**Aim**: In the material below, find all lines with the string "React" and copy them.
* start Raw data *
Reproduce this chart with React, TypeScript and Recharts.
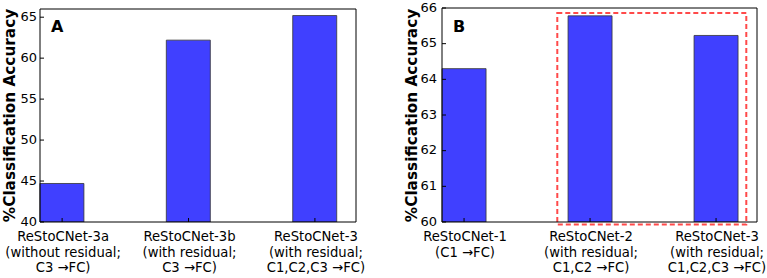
import React from "react";
import { BarChart, Bar, XAxis, YAxis, ReferenceArea } from "recharts";

// bars sit at i .. i+BAR_W on a numeric x axis running 0..2.5 (matplotlib style)
const BAR_W = 0.35;
const X_DOMAIN: [number, number] = [0, 2.5];

const labelsA = [
  ["ReStoCNet-3a", "(without residual;", "C3 \u2192FC)"],
  ["ReStoCNet-3b", "(with residual;", "C3 \u2192FC)"],
  ["ReStoCNet-3", "(with residual;", "C1,C2,C3 \u2192FC)"],
];
const valuesA = [44.7, 62.2, 65.2];
const yTicksA = [40, 45, 50, 55, 60, 65];

const labelsB = [
  ["ReStoCNet-1", "(C1 \u2192FC)"],
  ["ReStoCNet-2", "(with residual;", "C1,C2 \u2192FC)"],
  ["ReStoCNet-3", "(with residual;", "C1,C2,C3 \u2192FC)"],
];
const valuesB = [64.3, 65.78, 65.23];
const yTicksB = [60, 61, 62, 63, 64, 65, 66];

const FONT = "'DejaVu Sans', sans-serif";
const BAR_FILL = "#4040ff";

const CategoryTick = ({ x, y, payload, labels }: any) => {
  const idx = Math.round(payload.value - BAR_W / 2);
  const lines: string[] = labels[idx] || [];
  return (
    <text x={x + 1} y={y} textAnchor="middle" fontFamily={FONT} fontSize={13.2} fill="#000">
      {lines.map((l, i) => (
        <tspan key={i} x={x + 1} dy={i === 0 ? 19 : 15.6}>
          {l}
        </tspan>
      ))}
    </text>
  );
};

const YTitle = ({ viewBox, offsetX }: any) => {
  const cx = viewBox.x + offsetX;
  const cy = 115.5;
  return (
    <text
      x={cx}
      y={cy}
      transform={`rotate(-90 ${cx} ${cy})`}
      textAnchor="middle"
      dominantBaseline="central"
      fontFamily={FONT}
      fontSize={15.3}
      fontWeight="bold"
      fill="#000"
    >
      %Classification Accuracy
    </text>
  );
};

interface PanelProps {
  letter: string;
  labels: string[][];
  values: number[];
  yTicks: number[];
  yDomain: [number, number];
  width: number;
  yAxisWidth: number;
  rightMargin: number;
  topMargin: number;
  titleX: number;
  tickGap: number;
  highlight?: { x1: number; x2: number; y1: number; y2: number };
}

const Panel: React.FC<PanelProps> = ({
  letter,
  labels,
  values,
  yTicks,
  yDomain,
  width,
  yAxisWidth,
  rightMargin,
  topMargin,
  titleX,
  tickGap,
  highlight,
}) => {
  const data = values.map((v, i) => ({ pos: i + BAR_W / 2, acc: v }));
  const xTicks = data.map((d) => d.pos);

  return (
    <BarChart
      width={width}
      height={278}
      data={data}
      margin={{ top: topMargin, right: rightMargin, bottom: 0, left: 0 }}
    >
      <XAxis
        dataKey="pos"
        type="number"
        domain={X_DOMAIN}
        ticks={xTicks}
        height={56}
        stroke="#000"
        tickSize={-4}
        tickMargin={4}
        tick={<CategoryTick labels={labels} />}
        interval={0}
      />
      <XAxis
        xAxisId="t"
        orientation="top"
        type="number"
        domain={X_DOMAIN}
        ticks={xTicks}
        height={5}
        stroke="#000"
        tickSize={-4}
        tick={false}
      />
      <YAxis
        type="number"
        domain={yDomain}
        ticks={yTicks}
        width={yAxisWidth}
        stroke="#000"
        tickSize={-4}
        tickMargin={4 + tickGap}
        tick={{ fontFamily: FONT, fontSize: 13, fill: "#000", dy: -1 }}
        interval={0}
        allowDataOverflow
        label={<YTitle offsetX={titleX} />}
      />
      <YAxis
        yAxisId="r"
        orientation="right"
        type="number"
        domain={yDomain}
        ticks={yTicks}
        width={5}
        stroke="#000"
        tickSize={-4}
        tick={false}
        allowDataOverflow
      />
      <Bar
        dataKey="acc"
        barSize={44}
        fill={BAR_FILL}
        stroke="#333"
        strokeWidth={0.8}
        isAnimationActive={false}
      />
      {highlight && (
        <ReferenceArea
          x1={highlight.x1}
          x2={highlight.x2}
          y1={highlight.y1}
          y2={highlight.y2}
          fill="none"
          stroke="#ff4a4a"
          strokeWidth={2}
          strokeDasharray="5 3"
          ifOverflow="visible"
        />
      )}
      <text x={yAxisWidth + 11} y={32} fontFamily={FONT} fontSize={16} fontWeight="bold" fill="#000">
        {letter}
      </text>
    </BarChart>
  );
};

export default function App() {
  return (
    <div style={{ position: "absolute", left: 0, top: 0, width: 767, height: 278, background: "#fff" }}>
      <div style={{ position: "absolute", left: 0, top: 0 }}>
        <Panel
          letter="A"
          labels={labelsA}
          values={valuesA}
          yTicks={yTicksA}
          yDomain={[40, 66]}
          width={380}
          yAxisWidth={40}
          rightMargin={19}
          topMargin={4}
          titleX={10}
          tickGap={3}
        />
      </div>
      <div style={{ position: "absolute", left: 380, top: 0 }}>
        <Panel
          letter="B"
          labels={labelsB}
          values={valuesB}
          yTicks={yTicksB}
          yDomain={[60, 66]}
          width={387}
          yAxisWidth={62}
          rightMargin={5}
          topMargin={3}
          titleX={32}
          tickGap={5}
          highlight={{ x1: 0.915, x2: 2.415, y1: 59.93, y2: 65.86 }}
        />
      </div>
    </div>
  );
}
* end Raw data *
**Response to the exercise**:
Reproduce this chart with React, TypeScript and Recharts.
import React from "react";
const Panel: React.FC<PanelProps> = ({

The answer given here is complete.